Saya juga punya kebiasaan menyusun playlist “mood booster” yang selalu ada di headphone. Lagu-lagu itu jadi soundtrack kecil saat menyelesaikan laporan atau menunggu feedback. Lagu bisa mengubah tempo kerja saya dari grogi menjadi bergairah, dari murung menjadi berkonsentrasi. Hal-hal kecil inilah yang membantu menjaga keseimbangan antara ambisi dan kesehatan mental.
Kesimpulan: Memilih dengan Hati, Beraksi dengan Kepala
Menjadi wanita karier di era serba cepat ini memang menuntut banyak peran. Saya percaya kita tidak harus sempurna, cukup jujur pada diri sendiri. Ambisi itu sah, galau itu manusiawi. Yang penting, kita punya cara agar keduanya tidak saling menghancurkan: menetapkan batas, menulis prioritas, dan memberi ruang untuk menikmati hal-hal sederhana. Kadang keputusan besar datang dari percakapan santai di pantry atau catatan kecil di pagi hari.
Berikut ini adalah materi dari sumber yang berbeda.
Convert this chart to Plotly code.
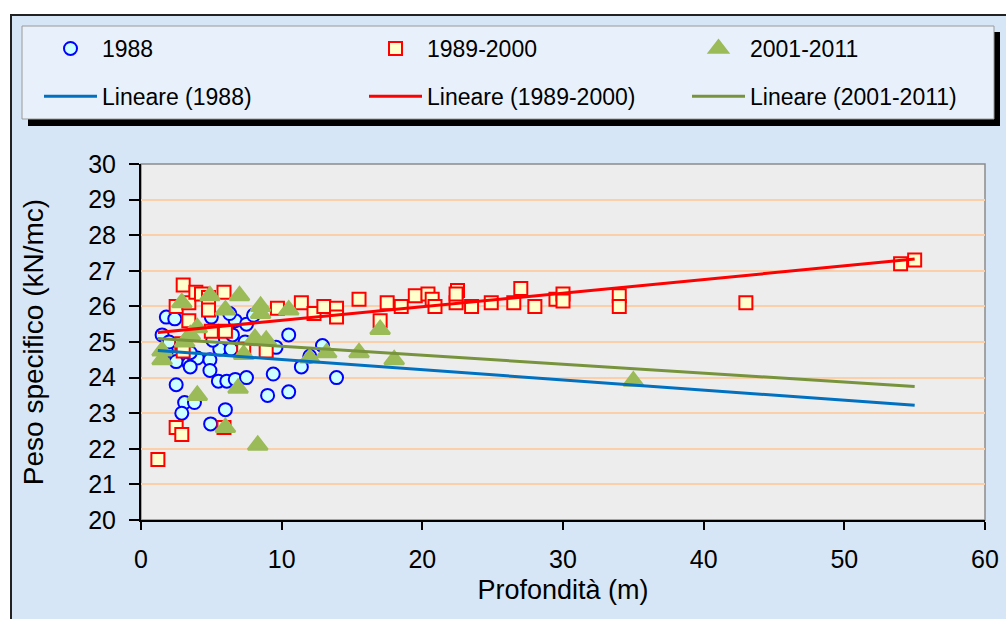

Di akhir hari, ketika lampu kantor dimatikan dan saya melangkah pulang, saya selalu mencoba menanyakan satu hal: hari ini apa yang membuat saya tersenyum? Jawaban itu lebih berharga daripada sederet pencapaian di CV. Karena pada akhirnya, ambisi dan hati harus sejalan supaya hidup terasa lebih ringan dan lebih bermakna. Saya menulis ini sebagai pengingat untuk diri sendiri dan siapa pun yang sedang menyeimbangkan ambisi dan perasaan yang galau — kamu tidak sendirian.